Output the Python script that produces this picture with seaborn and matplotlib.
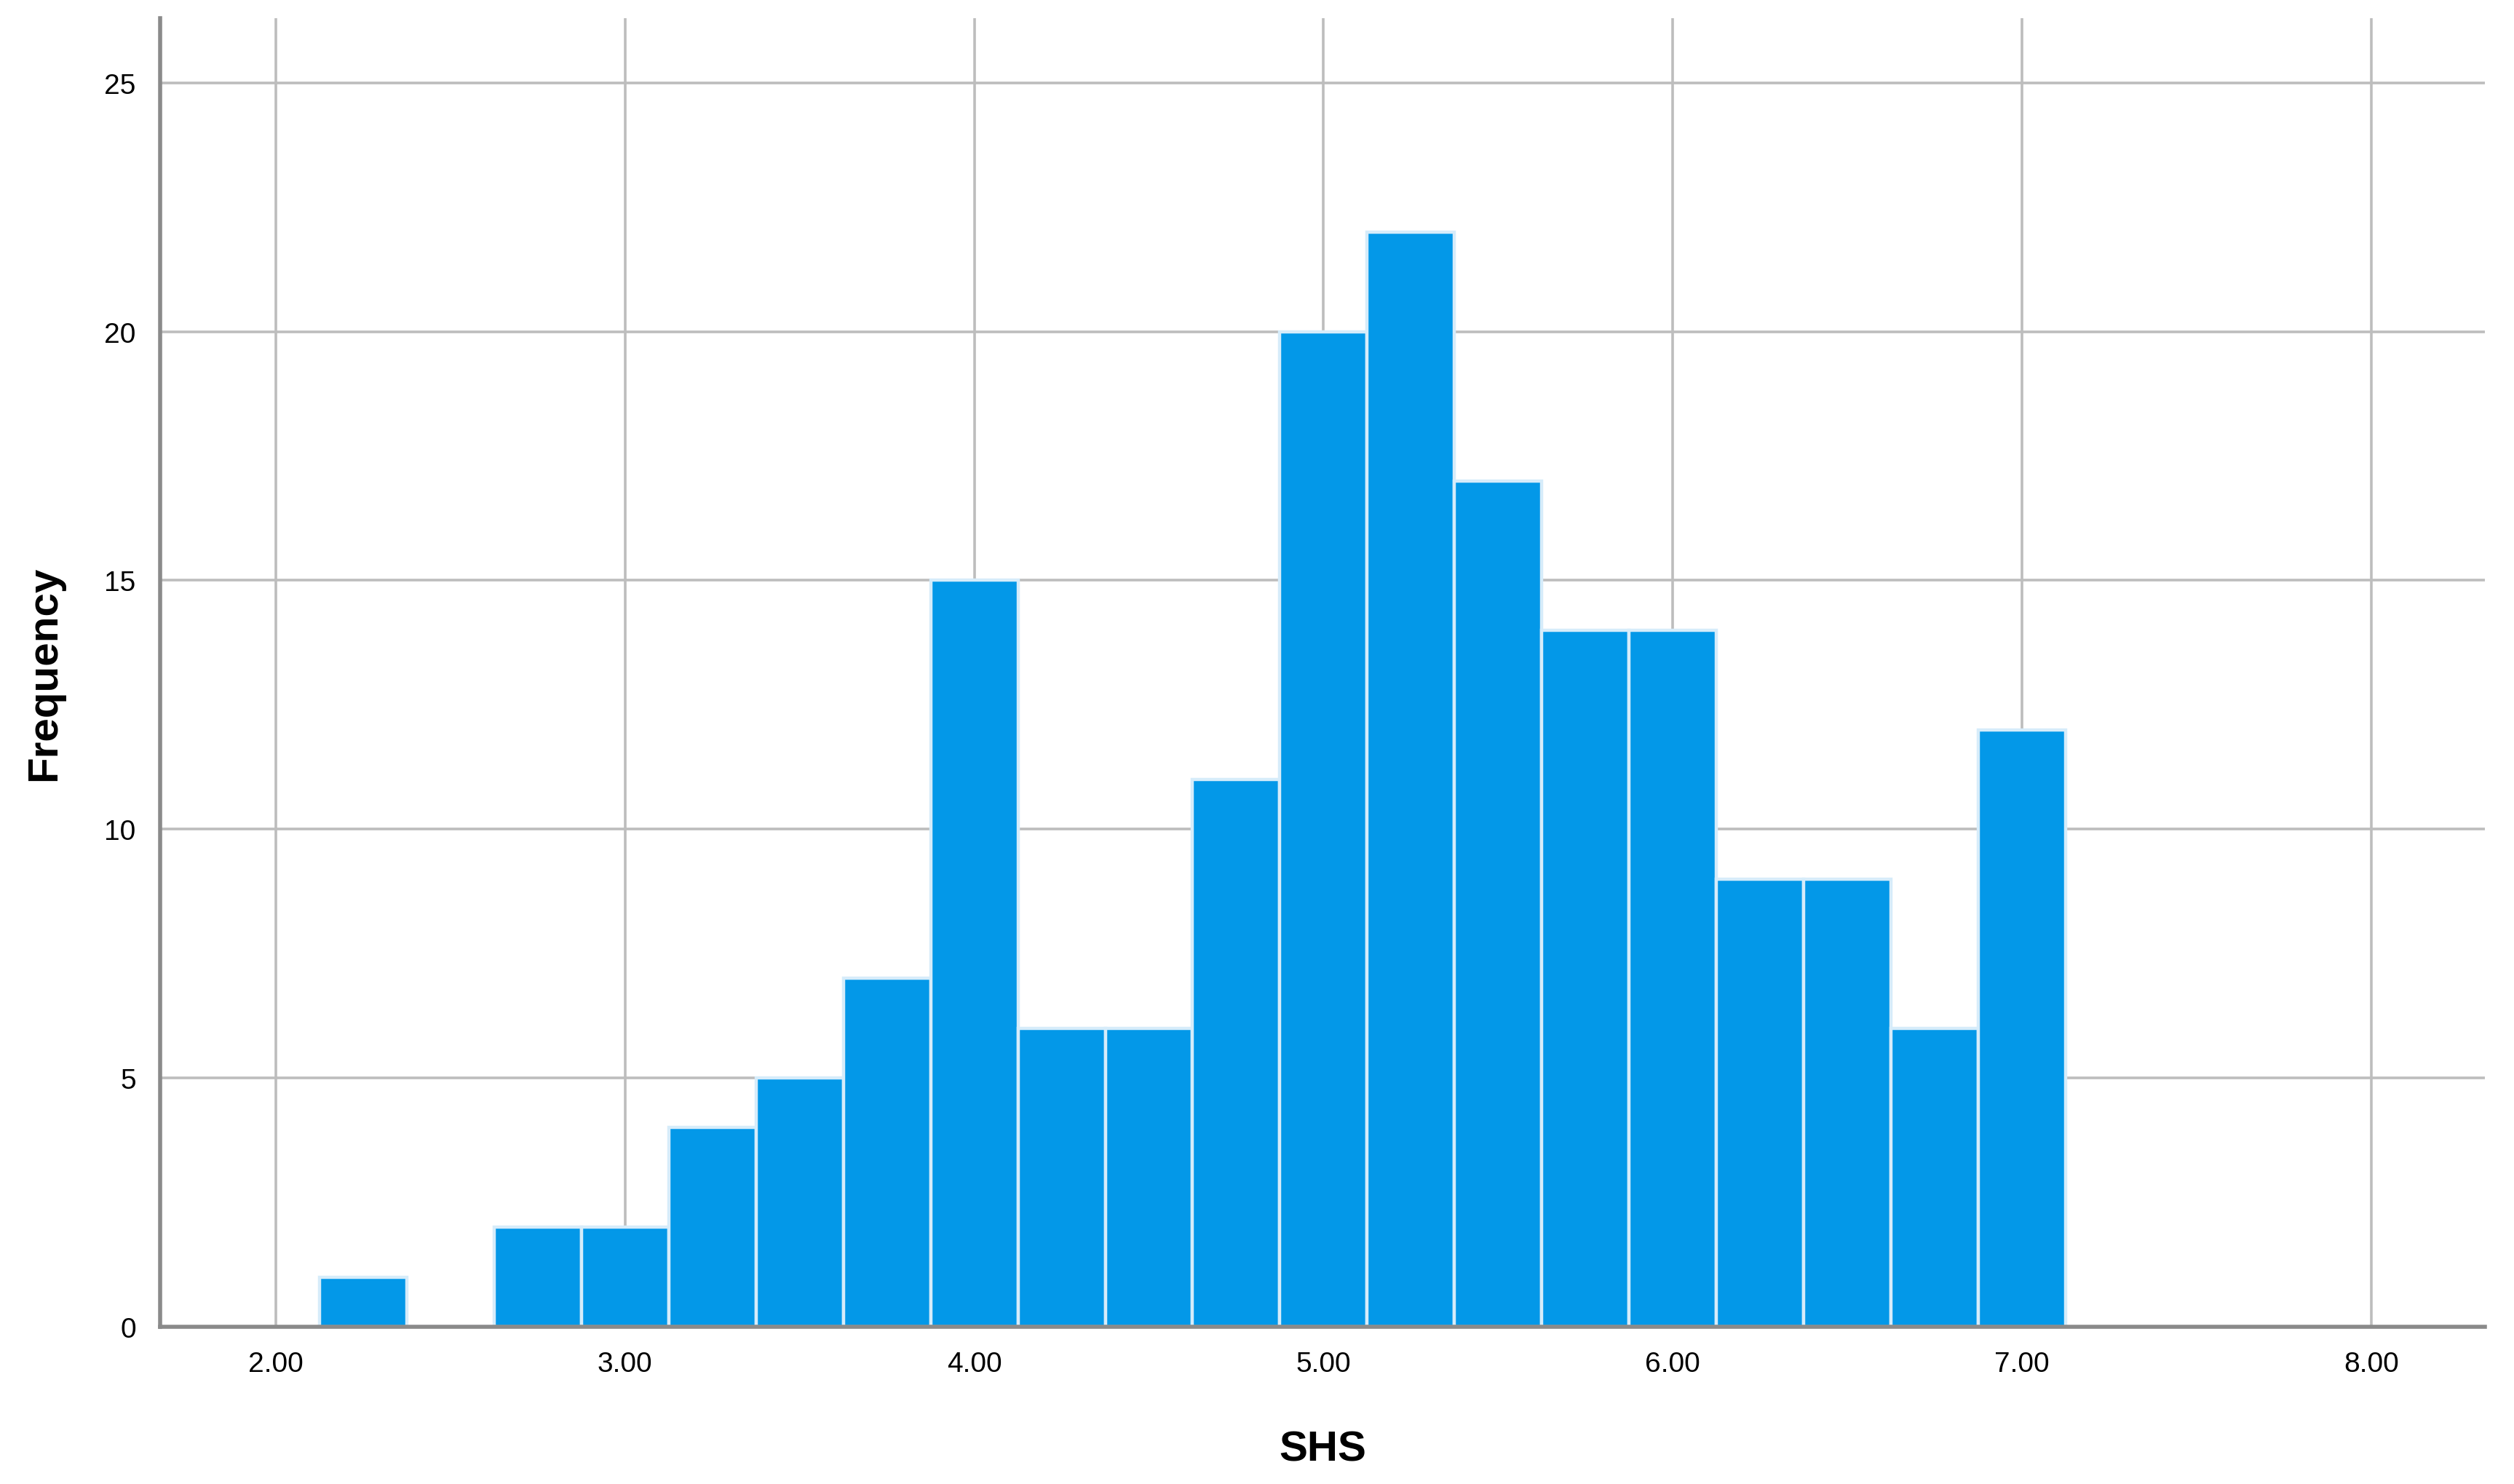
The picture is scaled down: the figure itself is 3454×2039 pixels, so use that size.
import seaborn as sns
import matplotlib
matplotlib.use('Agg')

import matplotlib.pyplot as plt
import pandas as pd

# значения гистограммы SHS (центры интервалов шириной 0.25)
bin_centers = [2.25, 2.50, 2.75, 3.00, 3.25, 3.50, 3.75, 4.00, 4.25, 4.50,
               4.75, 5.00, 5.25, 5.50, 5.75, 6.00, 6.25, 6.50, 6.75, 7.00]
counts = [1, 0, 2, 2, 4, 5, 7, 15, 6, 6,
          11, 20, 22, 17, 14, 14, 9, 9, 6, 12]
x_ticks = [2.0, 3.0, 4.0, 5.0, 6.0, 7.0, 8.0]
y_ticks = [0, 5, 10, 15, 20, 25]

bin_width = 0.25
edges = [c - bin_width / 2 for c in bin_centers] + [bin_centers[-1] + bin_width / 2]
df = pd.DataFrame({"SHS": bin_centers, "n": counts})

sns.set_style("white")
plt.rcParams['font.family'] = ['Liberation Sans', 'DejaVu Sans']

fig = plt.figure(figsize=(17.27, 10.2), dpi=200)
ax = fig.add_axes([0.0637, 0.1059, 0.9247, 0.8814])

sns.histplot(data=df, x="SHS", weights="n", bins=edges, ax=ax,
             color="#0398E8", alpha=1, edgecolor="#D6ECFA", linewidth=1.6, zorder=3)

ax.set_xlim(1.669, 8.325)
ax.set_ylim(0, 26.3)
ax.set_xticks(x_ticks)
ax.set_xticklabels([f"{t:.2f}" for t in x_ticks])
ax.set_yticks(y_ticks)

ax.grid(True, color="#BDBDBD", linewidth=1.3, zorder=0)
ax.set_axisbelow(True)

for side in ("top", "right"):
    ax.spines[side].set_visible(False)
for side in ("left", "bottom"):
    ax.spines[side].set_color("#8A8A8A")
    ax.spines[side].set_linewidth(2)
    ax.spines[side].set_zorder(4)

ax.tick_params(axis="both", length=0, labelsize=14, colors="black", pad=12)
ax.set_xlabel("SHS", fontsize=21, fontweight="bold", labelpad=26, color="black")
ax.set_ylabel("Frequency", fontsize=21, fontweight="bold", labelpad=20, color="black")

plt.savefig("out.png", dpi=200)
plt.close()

# # #

Up to and including the line containing "import pandas as pd", repeat every line from the start of the data, but none of the pictures.

- [Correct result]:
Output the Python script that produces this picture with seaborn and matplotlib.
The picture is scaled down: the figure itself is 3454×2039 pixels, so use that size.
import seaborn as sns
import matplotlib
matplotlib.use('Agg')

import matplotlib.pyplot as plt
import pandas as pd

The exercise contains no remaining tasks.